Cut the skin into pieces about 7 by 10 cm. Toss with 3/4 teaspoon of the salt, the soju, grated ginger, and pepper. Let it sit 10 minutes, then blot every piece dry again. The soju and ginger clean the smell, not the character. This is still chicken skin, and it should taste that way.
Stretch the pieces skin-side up on a wire rack set over a tray. Refrigerate uncovered at least 4 hours, or overnight if the table can wait. The surface should feel tacky and tight, not wet. This step is not decoration. Wet skin spits in oil, the coating slides off, and the finished piece bends instead of snapping clean under the teeth.
Stir the potato starch and rice flour together in a shallow pan. Dust the dried skin lightly, shake off every heavy patch, then let the pieces sit on the rack for 5 minutes. A thin coat gives crispness without turning this into battered chicken. 손맛 is real; I measure it anyway, because too much starch makes a floury shell.

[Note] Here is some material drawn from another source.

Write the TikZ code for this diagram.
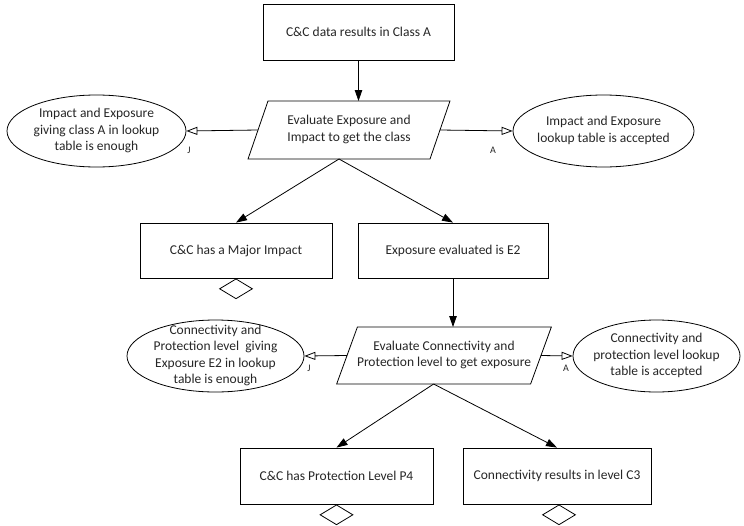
\documentclass[tikz,border=0pt]{standalone}
\usepackage{fontspec}
\setmainfont{Carlito}
\usetikzlibrary{shapes.geometric,arrows.meta,calc}

% centred multi-line text that does not enlarge its shape
\newcommand\shapetext[1]{\smash{\makebox[0pt]{\raisebox{-0.25em}{\begin{tabular}{@{}c@{}}#1\end{tabular}}}}}

\begin{document}
\begin{tikzpicture}[x=1pt,y=-1pt,
  every node/.style={font=\fontsize{13.5}{16.5}\selectfont, text=black!85},
  stepbox/.style={draw=black, line width=0.8pt, rectangle, minimum height=56pt, inner sep=0pt},
  evalbox/.style={draw=black, line width=0.8pt, trapezium, outer sep=0pt,
    trapezium left angle=71, trapezium right angle=109, inner ysep=29pt, inner xsep=81pt},
  outcome/.style={draw=black, line width=0.8pt, ellipse, inner sep=0pt, minimum height=72pt},
  gate/.style={draw=black, line width=0.8pt, diamond, minimum width=33pt, minimum height=20pt,
    inner sep=0pt, anchor=north},
  flow/.style={draw=black, line width=0.8pt, -{Triangle[length=11pt,width=7.5pt]}},
  branch/.style={draw=black, line width=0.8pt, -{Triangle[open,length=11pt,width=8pt]}},
  tag/.style={font=\fontsize{10}{12}\selectfont, inner sep=0pt}
]
\useasboundingbox (0,0) rectangle (744,525);

% first stage
\node[stepbox, minimum width=191pt] (top) at (358.5,32) {C\&C data results in Class A};
\node[evalbox] (eval1) at (349,130)
  {\shapetext{Evaluate Exposure and\\Impact to get the class}};
\node[outcome, minimum width=179pt] (enough1) at (96.5,131)
  {\shapetext{Impact and Exposure\\giving class A in lookup\\table is enough}};
\node[outcome, minimum width=181pt] (accept1) at (603.5,131)
  {\shapetext{Impact and Exposure\\lookup table is accepted}};
\node[stepbox, minimum width=192pt, minimum height=55pt] (impact) at (236,250.5) {C\&C has a Major Impact};
\node[stepbox, minimum width=190pt, minimum height=55pt] (expo) at (453,250.5) {Exposure evaluated is E2};
\node[gate] (g1) at (impact.south) {};

% second stage
\node[evalbox, inner ysep=28.5pt, inner xsep=86.6pt, trapezium left angle=70,
  trapezium right angle=110] (eval2) at (444,355.5)
  {\shapetext{Evaluate Connectivity and\\Protection level to get exposure}};
\node[outcome, minimum width=177pt] (enough2) at (215.5,356)
  {\shapetext{Connectivity and\\Protection level\ \ giving\\Exposure E2 in lookup\\table is enough}};
\node[outcome, minimum width=167pt] (accept2) at (656.5,356)
  {\shapetext{Connectivity and\\protection level lookup\\table is accepted}};
\node[stepbox, minimum width=193pt] (prot) at (336.5,476) {C\&C has Protection Level P4};
\node[stepbox, minimum width=188pt] (conn) at (557,476) {Connectivity results in level C3};
\node[gate] (g2) at (prot.south) {};
\node[gate] (g3) at ([xshift=2pt]conn.south) {};

% connectors
\draw[flow] (top.south) -- (top.south |- eval1.top side);
\draw[flow] (eval1.bottom side) -- (impact.north);
\draw[flow] (eval1.bottom side) -- (expo.north);
\draw[branch] ($(eval1.top left corner)!0.5!(eval1.bottom left corner)$) -- (enough1.east);
\draw[branch] ($(eval1.top right corner)!0.5!(eval1.bottom right corner)$) -- (accept1.west);
\draw[flow] (expo.south) -- (expo.south |- eval2.top side);
\draw[flow] (eval2.bottom side) -- (prot.north);
\draw[flow] (eval2.bottom side) -- (conn.north);
\draw[branch] ($(eval2.top left corner)!0.5!(eval2.bottom left corner)$) -- (enough2.east);
\draw[branch] ($(eval2.top right corner)!0.5!(eval2.bottom right corner)$) -- (accept2.west);

% branch tags
\node[tag] (j1) at (189,150) {J};
\node[tag] (a1) at (493,150) {A};
\node[tag] (j2) at (309,368) {J};
\node[tag] (a2) at (566,368) {A};
\end{tikzpicture}
\end{document}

Stir together the soy sauce, rice vinegar, water, and sugar until the sugar dissolves. Add the sliced chili and scallion if you want them. Keep this sharp and small. The dip is there to cut the fat between bites, not to drown the plate.
Heat 4 cups oil in a heavy pot to 160 C. Fry the skins in small batches, 3 to 4 pieces at a time, pressing each piece gently under the oil with a spider for the first 10 seconds so it opens flat. Fry 3 to 4 minutes, until pale golden and the bubbling slows. Lift to a rack, not paper towels, so the underside stays crisp.
Raise the oil to 185 C. Return the skins in batches and fry 45 to 75 seconds, until deep golden, crisp, and light in the tongs. This second fry drives out the last moisture. Pull them a shade before they look finished, because the fat keeps cooking after they leave the oil.
Mix the remaining 1/4 teaspoon salt with the gochugaru and crushed sesame. Sprinkle it over the hot fried skins while they are still glossy at the edges. Serve at once with the soy-vinegar dip. This is late-night anju, so the plate should not wait politely for anyone.